Far from rewarding Nahdlatul Ulama for the crucial role it played in Widodo’s re-election, Razi’s appointment has also deprived the influential organisation of the cabinet post it prized the most, leaving its political wing, the National Awakening Party, or PKB, with trade and two other minor portfolios.
Razi is a 1970 military academy classmate of Pandjaitan and a member of Brave 5, the group of 20 retired generals Pandjaitan first put together to help Widodo win the 2014 presidential election.
The former deputy armed forces chief was also a member of the honour council which sacked Prabowo from military service in 1999 for insubordination and the kidnapping of at least nine pro-democracy activists in the final days of Suharto’s 32-year rule.
When Razi was summoned to the palace in late September, Widodo didn’t say what he had in mind for the general but expressed concern about conservative teachings at the country’s schools and the way they were seen to be undermining Pancasila.
Later, the president made it clear that Razi’s mission was not only to quell radicalism, but also to address issues such as the new Halal law, which has the business community in an uproar, and the corruption that bedevils the management of the hajj pilgrimage.

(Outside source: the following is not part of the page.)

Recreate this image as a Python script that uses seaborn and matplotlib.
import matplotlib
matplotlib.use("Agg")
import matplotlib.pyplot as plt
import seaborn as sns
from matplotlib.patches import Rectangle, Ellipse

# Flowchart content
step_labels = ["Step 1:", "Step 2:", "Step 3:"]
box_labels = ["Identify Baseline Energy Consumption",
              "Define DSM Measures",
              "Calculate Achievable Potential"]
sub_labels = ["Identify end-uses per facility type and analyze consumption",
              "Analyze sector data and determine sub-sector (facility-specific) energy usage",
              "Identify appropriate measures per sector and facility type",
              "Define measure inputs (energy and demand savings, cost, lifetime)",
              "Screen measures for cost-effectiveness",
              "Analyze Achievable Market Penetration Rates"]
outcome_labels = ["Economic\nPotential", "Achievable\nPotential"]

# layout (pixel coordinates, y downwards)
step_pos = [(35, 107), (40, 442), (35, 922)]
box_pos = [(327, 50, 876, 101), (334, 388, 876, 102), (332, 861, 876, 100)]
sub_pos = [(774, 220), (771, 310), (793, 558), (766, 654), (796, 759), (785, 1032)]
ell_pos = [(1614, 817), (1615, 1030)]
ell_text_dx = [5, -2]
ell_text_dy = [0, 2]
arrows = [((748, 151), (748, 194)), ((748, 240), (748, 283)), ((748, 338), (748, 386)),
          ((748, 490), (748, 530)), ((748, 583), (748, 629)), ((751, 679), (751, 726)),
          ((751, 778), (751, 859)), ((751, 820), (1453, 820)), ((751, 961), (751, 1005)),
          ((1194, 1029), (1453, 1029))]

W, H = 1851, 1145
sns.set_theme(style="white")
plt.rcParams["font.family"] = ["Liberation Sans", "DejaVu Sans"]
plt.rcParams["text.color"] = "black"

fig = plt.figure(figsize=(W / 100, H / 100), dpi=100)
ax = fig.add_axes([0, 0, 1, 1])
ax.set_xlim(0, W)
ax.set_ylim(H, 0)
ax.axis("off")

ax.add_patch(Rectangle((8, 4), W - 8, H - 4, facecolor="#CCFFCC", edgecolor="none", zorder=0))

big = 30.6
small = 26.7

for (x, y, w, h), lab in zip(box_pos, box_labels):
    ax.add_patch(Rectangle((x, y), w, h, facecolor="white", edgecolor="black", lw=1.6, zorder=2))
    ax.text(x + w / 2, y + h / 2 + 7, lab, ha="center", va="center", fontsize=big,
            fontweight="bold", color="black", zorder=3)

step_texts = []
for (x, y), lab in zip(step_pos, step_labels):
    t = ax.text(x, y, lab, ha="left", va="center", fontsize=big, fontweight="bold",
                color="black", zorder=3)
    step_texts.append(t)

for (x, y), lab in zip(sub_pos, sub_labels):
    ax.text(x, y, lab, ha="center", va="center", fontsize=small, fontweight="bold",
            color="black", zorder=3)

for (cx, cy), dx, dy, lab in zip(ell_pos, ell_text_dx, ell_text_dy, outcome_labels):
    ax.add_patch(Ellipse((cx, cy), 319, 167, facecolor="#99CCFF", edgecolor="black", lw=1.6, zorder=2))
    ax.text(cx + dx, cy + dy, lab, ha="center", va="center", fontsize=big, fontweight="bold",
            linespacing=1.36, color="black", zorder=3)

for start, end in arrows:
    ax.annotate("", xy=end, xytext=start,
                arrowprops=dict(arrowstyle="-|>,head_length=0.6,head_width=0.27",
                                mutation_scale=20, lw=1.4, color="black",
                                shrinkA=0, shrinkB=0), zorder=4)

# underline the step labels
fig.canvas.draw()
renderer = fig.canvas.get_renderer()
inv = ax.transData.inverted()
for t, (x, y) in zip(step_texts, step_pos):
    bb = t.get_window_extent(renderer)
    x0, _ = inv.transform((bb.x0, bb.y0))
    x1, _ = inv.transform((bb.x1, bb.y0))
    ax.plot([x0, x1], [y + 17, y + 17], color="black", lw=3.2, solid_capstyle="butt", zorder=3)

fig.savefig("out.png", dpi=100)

At 65.1 trillion rupiah (A$6.8 billion), the Religious Affairs Ministry gets the fourth biggest chunk of the 2020 budget behind defence, public works and the national police. In his first week in office, Razi confided to associates that he was astonished at the degree of corruption at all levels of the ministry.
The sharp religious divide revealed in the April elections finally persuaded Widodo to act, but he had already been disturbed by a Defence Ministry study which found that 23.3% of high school and university students do not see Pancasila as the country’s guiding philosophy.
According to the survey, that same sentiment was shared by 19% of civil servants, 18% of employees of private companies, 9% of state enterprise workers and 3% of the Indonesian Armed Forces (TNI), or 14,000 personnel. Other polls have revealed a similar picture.
Islamic studies director-general Komaruddin Amin announced early this month that the religious studies curriculum will be revised and textbooks that propagate intolerant views will be banned at state-run schools. He said the new textbooks will focus on moderate Islamic teachings and encourage students to respect people of different faiths.
Home affairs minister Karnavian, for his part, is expected to oversee the weeding out of hardline Islamic elements from key positions in the four-million-strong bureaucracy and perhaps put a brake on the proliferation of Islamic bylaws across the country.
Razi made it clear from the start he will be a minister for all religions, not just Islam. As an Acehnese and ostensibly a devout Muslim, he may also take a closer look at the doctrinaire excesses in his historically rebellious home province, the only region in Indonesia permitted to practise Sharia law.
He has already caused a stir by favouring a ban on civil servants wearing the full-face niqab in government offices for security reasons in the wake of last month’s assassination attempt on security minister and former army chief Wiranto.
The 212 Movement says it will not invite Prabowo to a reunion marking the massive demonstration on 2 December 2016 that brought down Jakarta governor Basuki ‘Ahok’ Purnama, Widodo’s popular Christian–Chinese ally.
Even here, Widodo may have the last laugh. His promising political career at a premature end, Purnama is now being tipped to become president-director of the troubled state oil company Pertamina.
While the conservative lobby is largely leaderless, the level of religious intolerance is such that the government risks a backlash, particularly in West Java, if it moves too forcefully.
But what worries some analysts is that the anti-radical campaign lacks a clear direction and will turn out to have little cohesiveness. They say what is needed is a forthright statement from Widodo on why Islamisation is a legitimate concern and why he’s determined to preserve the secular state as laid out in the Indonesian constitution.